Waking up at 16 to a world that included disaster, Duras says:

"What happened to me in between, the war, the children, love, everything fades. The Jews remain. Which I cannot speak about."


3.

"I have an habitual feeling of my real life having past, and that I am leading a posthumous existence.....for it runs in my head we shall all die young.."

[ John Keats to Charles Brown, 30 Nov. 1820]

4.

In court, this refusal to defend oneself is often interpreted as an admission of guilt. To refuse to satisfy the answers of others is to deny the world's claim on justice, or to complicate its relation to reality. More than anything, silence challenges our ways of knowing the world. And a kept silence, an impermeable, living silence, cuts off our access to the sacred, or that which is set apart.

5.

Excerpt from Ryan Bradley’s “The Lost List” (as found in Best American Essays 2022, edited by Alexander Chee)

I love Ryan Bradley’s essay, “The Lost List,” which touches on the inventory of absences compiled by the mind. It prompts notebooks.

Reading Bradley, I thought of Judith Schalansky’s marvelous book, An Inventory of Losses (translated by Jackie Smith). In it, Schalansky invokes what archivists know, namely: "chronology—the allocation of sequential numbers for each new addition--is in its banal logic the most unoriginal of all organizational principles, being only a simulation of order," as "the world is a sprawling archive of itself."

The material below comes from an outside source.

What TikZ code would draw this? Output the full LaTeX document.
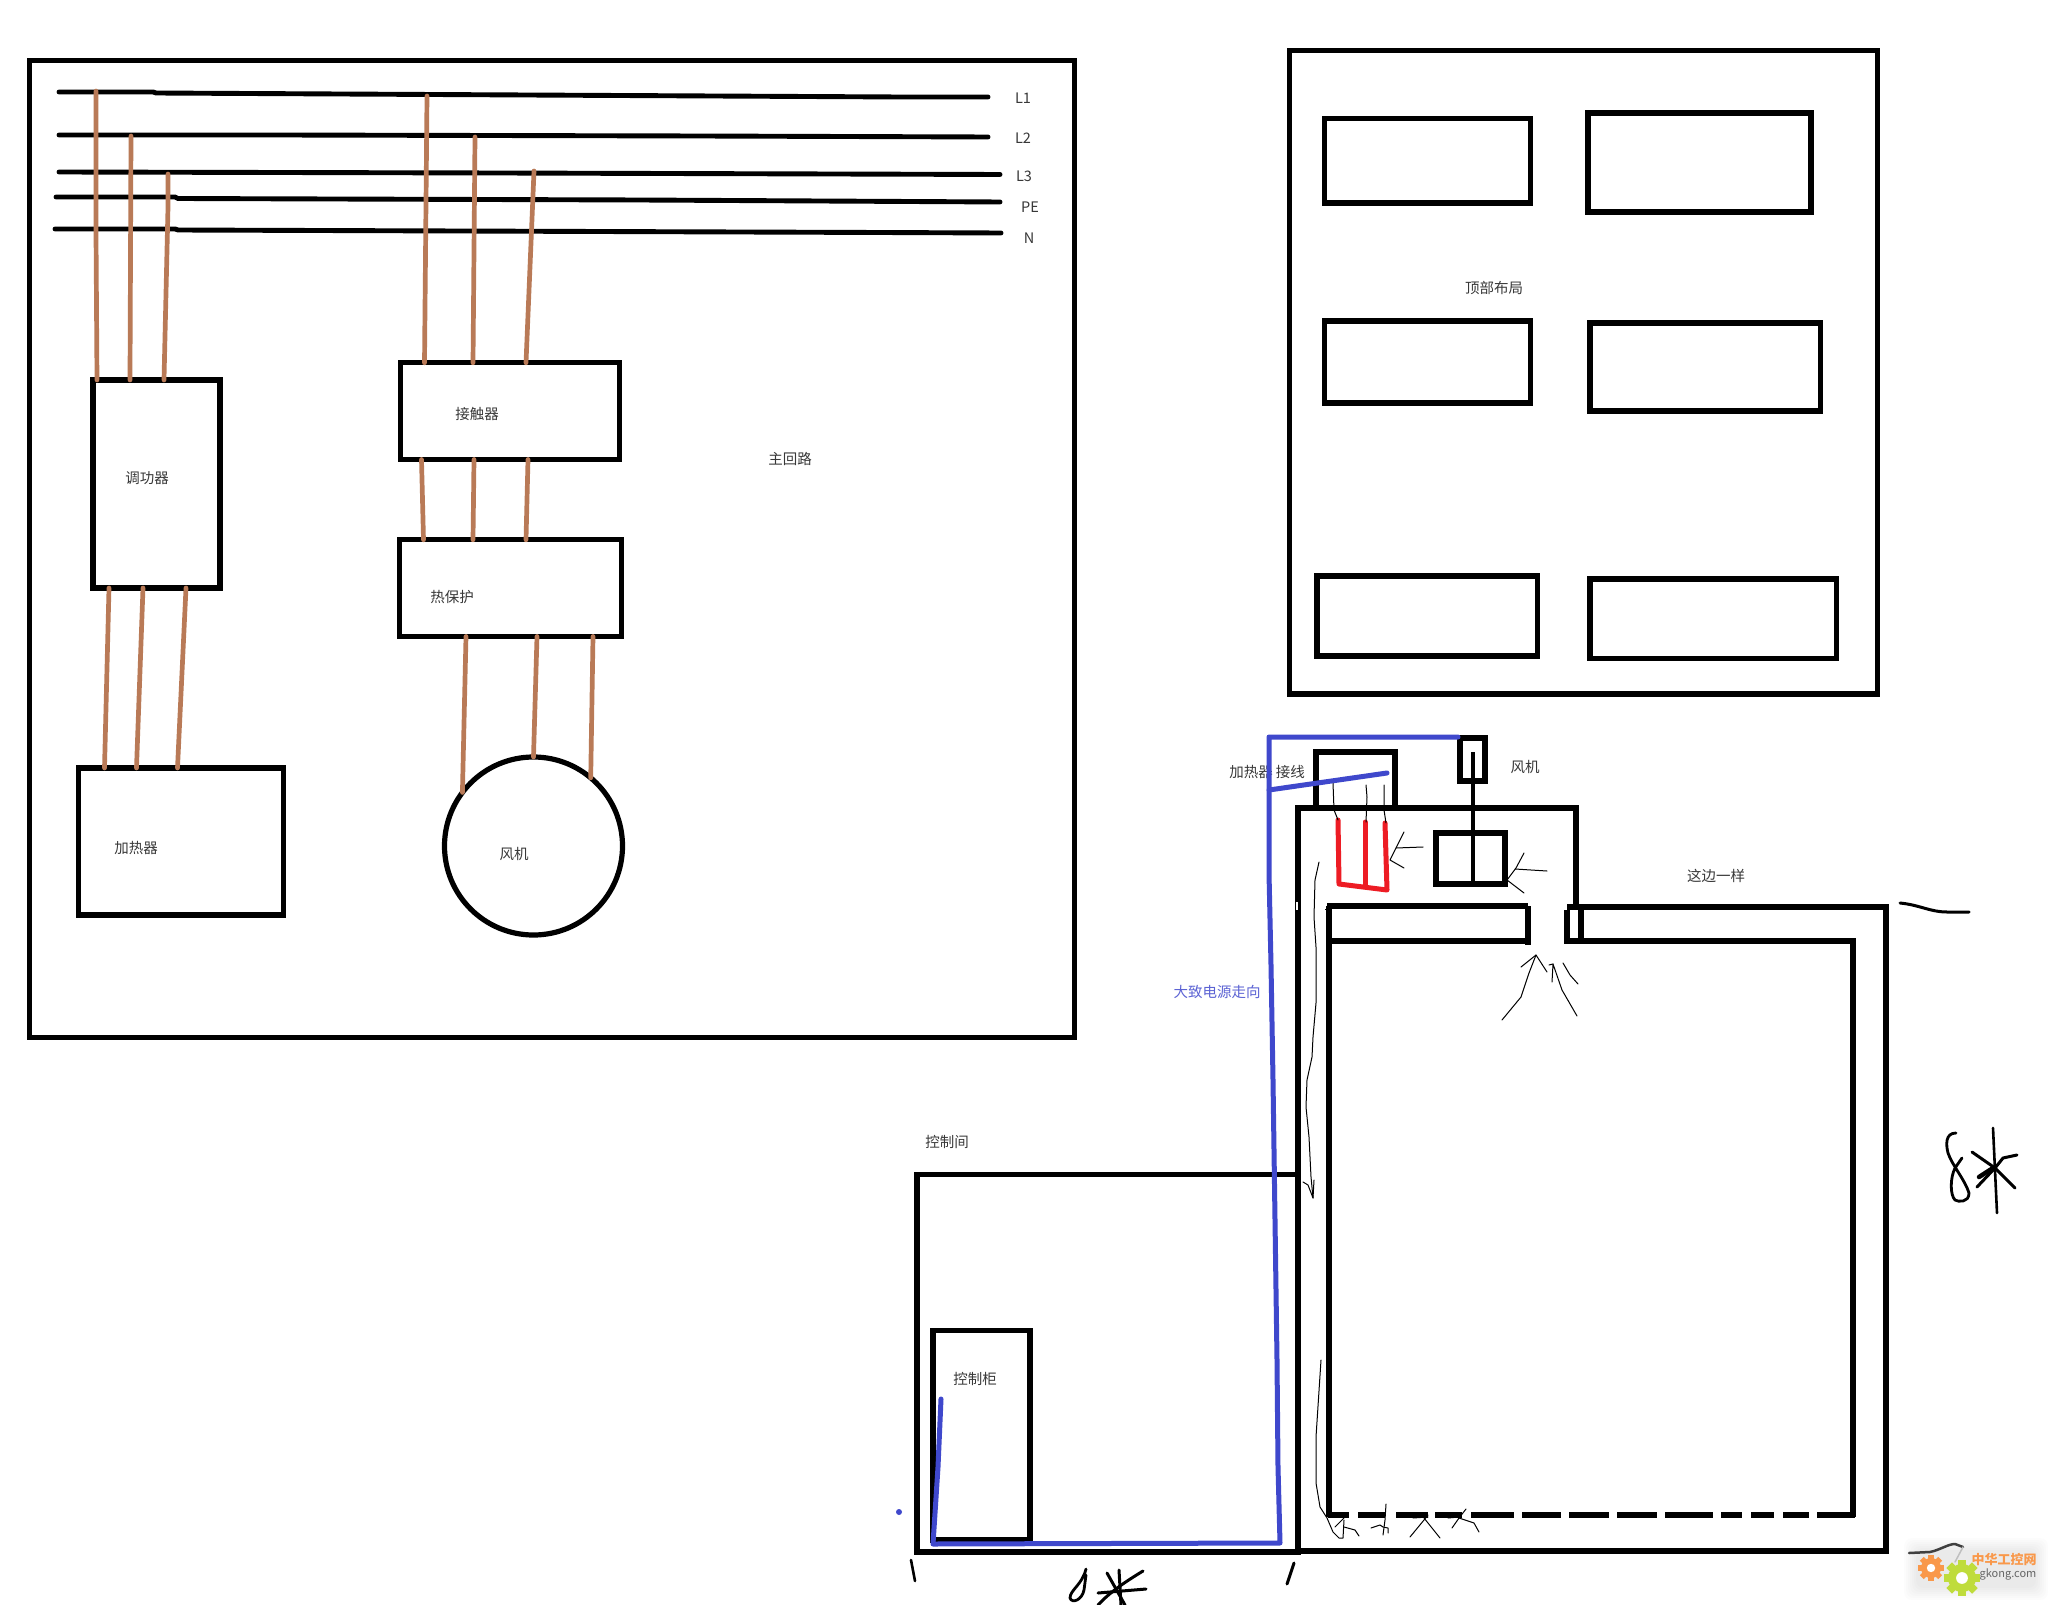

The world is a sprawling archive of itself. Everything depends on what is selected as worth remembering. Or what it determined to be forgettable. What we consecrate with legend.

6.

Joan of Arc's trial is notable for its silences —- she is, after all, being tried for heresy against a god administered by rulers, or the power of those on the podium.

And she responds with refusals: "I won't answer that.... Even fire won't change my mind..... The voice has forbidden me”—-the voice being God; fire being the way she would die, condemned for relapsing into heresy, exposed to a public recitation of her countless sins, and the response: silence. Like suicide.